Other candidates, most notably the current favourite, Chancellor of the Exchequer George Osborne, and possible candidates such as London Mayor Boris Johnson, Business Secretary Sajid Javid, or backbench contenders such as Owen Paterson or Liam Fox, have all in different ways taken a somewhat more liberal approach to immigration policy. They will be weighing-up whether and how they can make an attractive political case for an alternative that both the party and the country would support.

It remains to be seen whether these potential candidates to lead the country will find the confidence to set it out – or whether they will believe that the ‘safety first’ option in a party contest is to converge on a position similar to that of Theresa May. But that is not a challenge that should be confined to the leadership candidates. Whether they have the political space to do so may also depend on how other opinion formers help to create it, allowing them to define a modern centre-right approach to the policy and political challenges of immigration.

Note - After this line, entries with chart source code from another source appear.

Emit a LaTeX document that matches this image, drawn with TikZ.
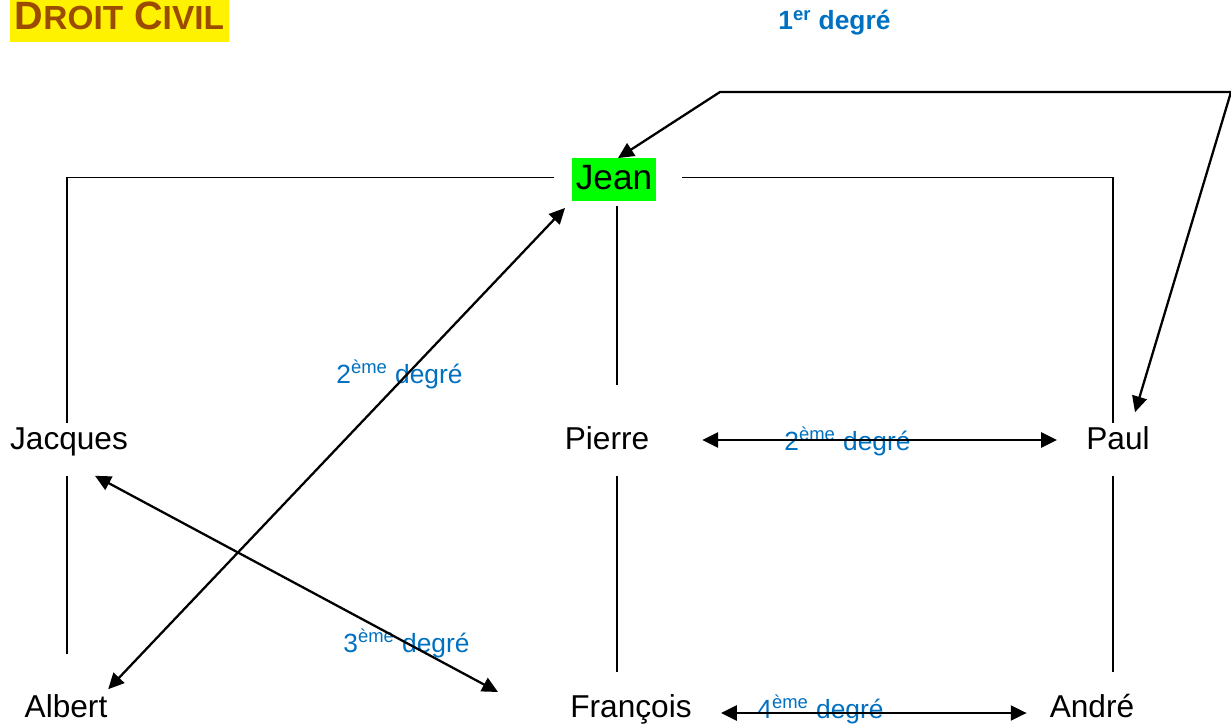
\documentclass[tikz,border=0pt]{standalone}
\usepackage{fontspec}
\setmainfont{Liberation Sans}
\usetikzlibrary{arrows.meta}
\definecolor{degblue}{RGB}{0,112,192}
\definecolor{titlebrown}{RGB}{156,76,0}
\definecolor{hlgreen}{RGB}{0,255,0}
\tikzset{
  person/.style={font=\fontsize{18}{20}\selectfont, text height=13pt, text depth=4pt, inner sep=2pt},
  degre/.style={font=\fontsize{15}{17}\selectfont, text=degblue, anchor=base west, inner sep=0pt},
  tree/.style={line width=0.8pt},
  degarrow/.style={line width=1.3pt, {Triangle[length=9pt,width=8.5pt]}-{Triangle[length=9pt,width=8.5pt]}}
}

\begin{document}
\begin{tikzpicture}[x=0.02cm,y=-0.02cm]
	%%%%% START %%%%%
	\useasboundingbox (0,0) rectangle (1231,726);
	
	\node[fill=yellow, anchor=north west, inner xsep=2.6pt, inner ysep=1pt, text height=15.5pt, text depth=6.4pt,
	      text=titlebrown, font=\fontsize{22.5}{25}\selectfont\bfseries] (titre) at (10,0)
	      {D{\fontsize{19}{21}\selectfont ROIT} C{\fontsize{19}{21}\selectfont IVIL}};
	
	% les personnes
	\node[person, fill=hlgreen, font=\fontsize{20}{22}\selectfont, text height=15pt, inner ysep=2.5pt, inner xsep=2pt] (jean) at (614,179.5) {Jean};
	\node[person] (jacques) at (69,442) {Jacques};
	\node[person] (pierre) at (607,442) {Pierre};
	\node[person] (paul) at (1118,442) {Paul};
	\node[person] (albert) at (66,710) {Albert};
	\node[person] (francois) at (631,710) {François};
	\node[person] (andre) at (1092,710) {André};
	
	% les degres
	\node[degre, font=\fontsize{15}{17}\selectfont\bfseries] (d1) at (778,30) {1\textsuperscript{er} degré};
	\node[degre] (d2a) at (336,383) {2\textsuperscript{ème} degré};
	\node[degre] (d2b) at (784,450) {2\textsuperscript{ème} degré};
	\node[degre] (d3) at (343,652) {3\textsuperscript{ème} degré};
	\node[degre] (d4) at (757,718) {4\textsuperscript{ème} degré};
	
	% l'arbre
	\draw[tree, shorten <=10pt] ([shift={(0,-2)}]jean.west) -| ([shift={(-2,0)}]jacques.north);
	\draw[tree, shorten <=15pt] ([shift={(0,-2)}]jean.east) -| ([shift={(-5,0)}]paul.north);
	\draw[tree, shorten <=3pt, shorten >=21.5pt] ([shift={(3,0)}]jean.south) -- ([shift={(3,0)}]jean.south |- pierre.north);
	\draw[tree, shorten <=8.5pt, shorten >=21pt] ([shift={(-2,0)}]jacques.south) -- ([shift={(-2,0)}]jacques.south |- albert.north);
	\draw[tree, shorten <=8.5pt, shorten >=11pt] ([shift={(10,0)}]pierre.south) -- ([shift={(10,0)}]pierre.south |- francois.north);
	\draw[tree, shorten <=8.5pt, shorten >=11pt] ([shift={(-5,0)}]paul.south) -- ([shift={(-5,0)}]paul.south |- andre.north);
	
	% les fleches
	\coordinate (k1) at (720,92);
	\coordinate (k2) at (1231,92);
	\coordinate (x3) at (498,692);
	\draw[degarrow] ([shift={(4,0)}]jean.north) -- (k1) -- (k2) -- ([shift={(17,-11)}]paul.north);
	\draw[degarrow, shorten <=28pt, shorten >=14.5pt] ([shift={(0,-2)}]pierre.east) -- ([shift={(0,-2)}]paul.west);
	\draw[degarrow, shorten <=14.5pt, shorten >=11pt] ([shift={(0,3)}]francois.east) -- ([shift={(0,3)}]andre.west);
	\draw[degarrow] ([shift={(-3,-2)}]albert.north east) -- ([shift={(-7,7)}]jean.south west);
	\draw[degarrow] ([shift={(26,15)}]jacques.south) -- (x3);
	%%%%% END %%%%%
\end{tikzpicture}
\end{document}
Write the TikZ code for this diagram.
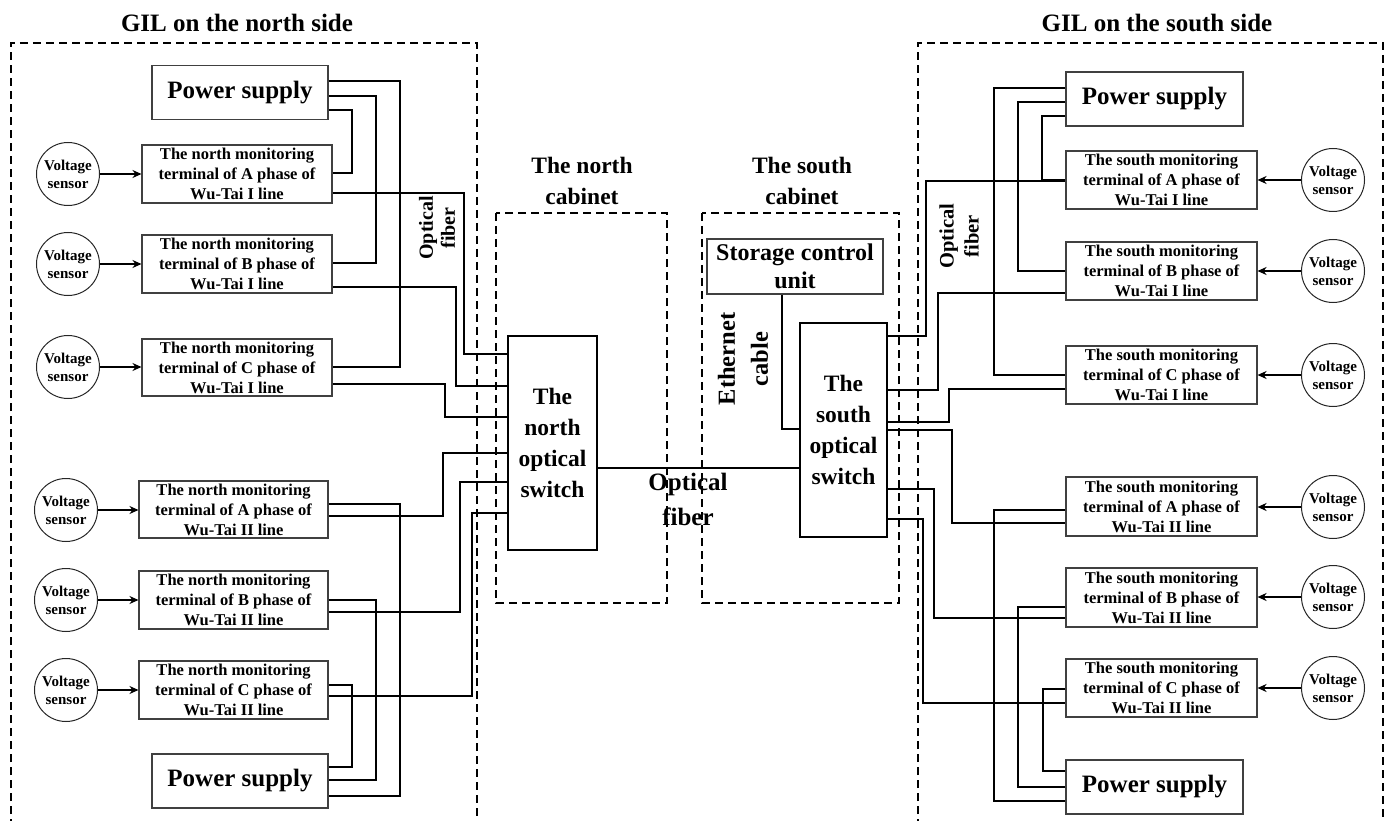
\documentclass[tikz,border=0pt]{standalone}
\usepackage{fontspec}
\setmainfont{Liberation Serif}
\usetikzlibrary{arrows.meta}
\newcommand\fTitle{\fontsize{25}{30}\selectfont\bfseries}
\newcommand\fBig{\fontsize{25}{30}\selectfont\bfseries}
\newcommand\fTerm{\fontsize{16.5}{20}\selectfont\bfseries}
\newcommand\fSens{\fontsize{15}{18}\selectfont\bfseries}
\newcommand\fCab{\fontsize{23.5}{31}\selectfont\bfseries}
\newcommand\fSCU{\fontsize{24}{28}\selectfont\bfseries}
\newcommand\fEth{\fontsize{24.5}{33}\selectfont\bfseries}
\newcommand\fOfS{\fontsize{20}{22}\selectfont\bfseries}
\newcommand\fOfR{\fontsize{20.5}{25}\selectfont\bfseries}
\newcommand\fOfM{\fontsize{25}{35}\selectfont\bfseries}
\tikzset{
  wire/.style={line width=1.8pt, black},
  arr/.style={line width=1.8pt, black, -{Stealth[length=9pt,width=8pt]}},
  dashline/.style={line width=1.8pt, dash pattern=on 8pt off 5pt},
  termbox/.style={draw=black!75, line width=1.1pt, minimum width=190pt, minimum height=58pt, inner sep=0pt, align=center, font=\fTerm},
  psbox/.style={draw=black!75, line width=1.1pt, minimum width=176pt, minimum height=54pt, inner sep=0pt, font=\fBig},
  sensor/.style={circle, draw=black!85, line width=1pt, minimum size=63pt, inner sep=0pt, align=center, font=\fSens},
  swbox/.style={draw, line width=2pt, minimum width=88pt, minimum height=214pt, inner sep=0pt, align=center, font=\fCab},
  lbl/.style={align=center, inner sep=0pt}
}
\begin{document}
\begin{tikzpicture}[x=1pt,y=-1pt]
\useasboundingbox (0,0) rectangle (1390,821);
% dashed regions
\draw[dashline] (11,840) -- (11,43) -- (477,43) -- (477,840);
\draw[dashline] (918,840) -- (918,43) -- (1383,43) -- (1383,840);
\draw[dashline] (496,213) rectangle (667,603);
\draw[dashline] (702,213) rectangle (899,603);
% titles
\node[font=\fTitle, anchor=base] (tN) at (237,32) {GIL on the north side};
\node[font=\fTitle, anchor=base] (tS) at (1157,32) {GIL on the south side};
\node[lbl, font=\fCab] (tNC) at (582,181) {The north\\cabinet};
\node[lbl, font=\fCab] (tSC) at (802,181) {The south\\cabinet};
% north side nodes
\node[psbox] (PS1) at (240,92.5) {Power supply};
\node[termbox] (NA) at (237,174) {The north monitoring\\terminal of A phase of\\Wu-Tai I line};
\node[termbox] (NB) at (237,264) {The north monitoring\\terminal of B phase of\\Wu-Tai I line};
\node[termbox, minimum height=57pt] (NC) at (237,367.5) {The north monitoring\\terminal of C phase of\\Wu-Tai I line};
\node[termbox, minimum width=189pt, minimum height=57pt] (N2A) at (233.5,509.5) {The north monitoring\\terminal of A phase of\\Wu-Tai II line};
\node[termbox, minimum width=189pt] (N2B) at (233.5,600) {The north monitoring\\terminal of B phase of\\Wu-Tai II line};
\node[termbox, minimum width=189pt] (N2C) at (233.5,690) {The north monitoring\\terminal of C phase of\\Wu-Tai II line};
\node[psbox] (PS2) at (240,781) {Power supply};
\node[sensor] (sNA) at (68,174) {Voltage\\sensor};
\node[sensor] (sNB) at (68,264) {Voltage\\sensor};
\node[sensor] (sNC) at (68,367) {Voltage\\sensor};
\node[sensor] (sN2A) at (66,510) {Voltage\\sensor};
\node[sensor] (sN2B) at (66,600) {Voltage\\sensor};
\node[sensor] (sN2C) at (66,690) {Voltage\\sensor};
% cabinets
\node[swbox, minimum width=89pt] (NSW) at (552.5,443) {The\\north\\optical\\switch};
\node[swbox, minimum width=87pt] (SSW) at (843.5,430) {The\\south\\optical\\switch};
\node[draw=black!75, line width=1.1pt, minimum width=176pt, minimum height=55pt, inner sep=0pt, align=center, font=\fSCU] (SCU) at (795,266.5) {Storage control\\unit};
% south side nodes
\node[psbox, minimum width=177pt] (PS3) at (1154.5,99) {Power supply};
\node[termbox, minimum width=191pt] (SA) at (1161.5,180) {The south monitoring\\terminal of A phase of\\Wu-Tai I line};
\node[termbox, minimum width=191pt] (SB) at (1161.5,271) {The south monitoring\\terminal of B phase of\\Wu-Tai I line};
\node[termbox, minimum width=191pt] (SC) at (1161.5,375) {The south monitoring\\terminal of C phase of\\Wu-Tai I line};
\node[termbox, minimum width=191pt, minimum height=59pt] (SA2) at (1161.5,506.5) {The south monitoring\\terminal of A phase of\\Wu-Tai II line};
\node[termbox, minimum width=191pt, minimum height=59pt] (SB2) at (1161.5,597.5) {The south monitoring\\terminal of B phase of\\Wu-Tai II line};
\node[termbox, minimum width=191pt] (SC2) at (1161.5,688) {The south monitoring\\terminal of C phase of\\Wu-Tai II line};
\node[psbox, minimum width=177pt] (PS4) at (1154.5,787) {Power supply};
\node[sensor] (sSA) at (1333,180) {Voltage\\sensor};
\node[sensor] (sSB) at (1333,271) {Voltage\\sensor};
\node[sensor] (sSC) at (1333,375) {Voltage\\sensor};
\node[sensor] (sSA2) at (1333,507) {Voltage\\sensor};
\node[sensor] (sSB2) at (1333,597) {Voltage\\sensor};
\node[sensor] (sSC2) at (1333,688) {Voltage\\sensor};
% labels
\node[lbl, rotate=90, font=\fOfS] (ofN) at (437,228) {Optical\\fiber};
\node[lbl, rotate=90, font=\fOfR] (ofS) at (959,236) {Optical\\fiber};
\node[lbl, rotate=90, font=\fEth] (eth) at (743,359) {Ethernet\\cable};
\node[lbl, font=\fOfM] (ofM) at (688,499) {Optical\\fiber};
% sensor arrows
\foreach \s/\t in {sNA/NA,sNB/NB,sNC/NC,sN2A/N2A,sN2B/N2B,sN2C/N2C}
  \draw[arr] (\s.east) -- (\t.west |- \s.east);
\foreach \s/\t in {sSA/SA,sSB/SB,sSC/SC,sSA2/SA2,sSB2/SB2,sSC2/SC2}
  \draw[arr] (\s.west) -- (\t.east |- \s.west);
% north power I
\draw[wire] (PS1.east |- 0,81) -| (400,367) -- (NC.east |- 0,367);
\draw[wire] (PS1.east |- 0,96) -| (376,263) -- (NB.east |- 0,263);
\draw[wire] (PS1.east |- 0,110) -| (352,173) -- (NA.east |- 0,173);
% north fiber I
\draw[wire] (NA.east |- 0,193) -| (464,354) -- (NSW.west |- 0,354);
\draw[wire] (NB.east |- 0,287) -| (456,386) -- (NSW.west |- 0,386);
\draw[wire] (NC.east |- 0,384) -| (445,417) -- (NSW.west |- 0,417);
% north fiber II
\draw[wire] (N2A.east |- 0,516) -| (443,453) -- (NSW.west |- 0,453);
\draw[wire] (N2B.east |- 0,612) -| (460,482) -- (NSW.west |- 0,482);
\draw[wire] (N2C.east |- 0,696) -| (472,513) -- (NSW.west |- 0,513);
% north power II
\draw[wire] (N2A.east |- 0,504) -| (400,796) -- (PS2.east |- 0,796);
\draw[wire] (N2B.east |- 0,600) -| (376,780) -- (PS2.east |- 0,780);
\draw[wire] (N2C.east |- 0,685) -| (352,767) -- (PS2.east |- 0,767);
% center
\draw[wire] (NSW.east |- 0,468) -- (SSW.west |- 0,468);
\draw[wire] (SCU.south -| 782,0) |- (SSW.west |- 0,429);
% south power I
\draw[wire] (PS3.west |- 0,88) -| (994,375) -- (SC.west |- 0,375);
\draw[wire] (PS3.west |- 0,102) -| (1018,271) -- (SB.west |- 0,271);
\draw[wire] (PS3.west |- 0,116) -| (1042,180) -- (SA.west |- 0,180);
% south fiber I
\draw[wire] (SSW.east |- 0,336) -| (926,181) -- (SA.west |- 0,181);
\draw[wire] (SSW.east |- 0,390) -| (938,293) -- (SB.west |- 0,293);
\draw[wire] (SSW.east |- 0,422) -| (949,389) -- (SC.west |- 0,389);
% south fiber II
\draw[wire] (SSW.east |- 0,430) -| (952,523) -- (SA2.west |- 0,523);
\draw[wire] (SSW.east |- 0,489) -| (934,618) -- (SB2.west |- 0,618);
\draw[wire] (SSW.east |- 0,519) -| (923,703) -- (SC2.west |- 0,703);
% south power II
\draw[wire] (SA2.west |- 0,510) -| (994,801) -- (PS4.west |- 0,801);
\draw[wire] (SB2.west |- 0,607) -| (1018,787) -- (PS4.west |- 0,787);
\draw[wire] (SC2.west |- 0,689) -| (1043,771) -- (PS4.west |- 0,771);
\end{tikzpicture}
\end{document}
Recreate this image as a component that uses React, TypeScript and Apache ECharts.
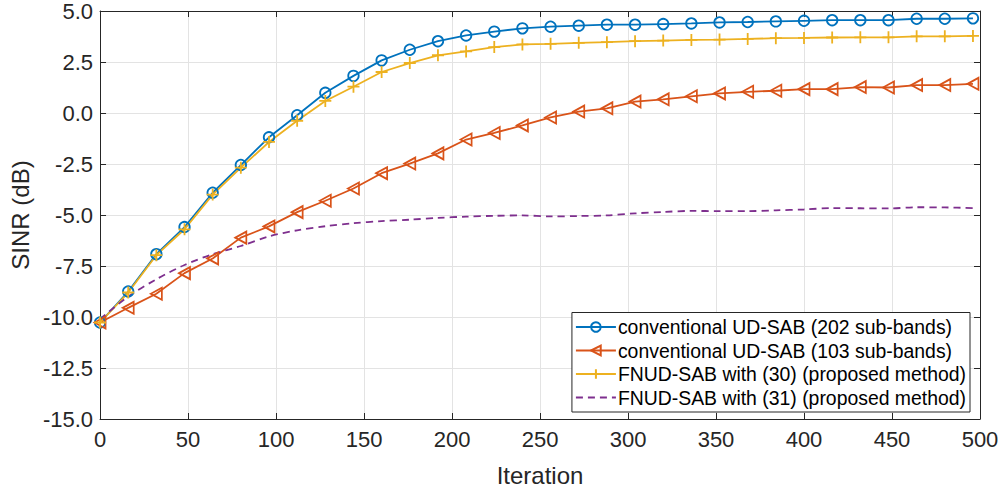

This Conservative government is, politically, in a much stronger position than anybody would have anticipated ahead of an uncertain General Election. Its surprise majority victory, combined with political convulsions affecting its main political opponents, could give the Conservatives a significant opportunity to reshape the centre ground of British politics. Conservative politicians and thinkers have shown a good deal of confidence when it comes to the economy, to work and welfare, and to public services. The 2015 campaign showed that the modern right demonstrates much less confidence when it comes to immigration. The current net migration target was founded on the belief that the Government could offer a return to the ‘normal’ levels of net migration of the early 1990s, but that has not proved possible. Immigration remains the area on which the centre-right has perhaps most work to do on what its future political and policy offer should be.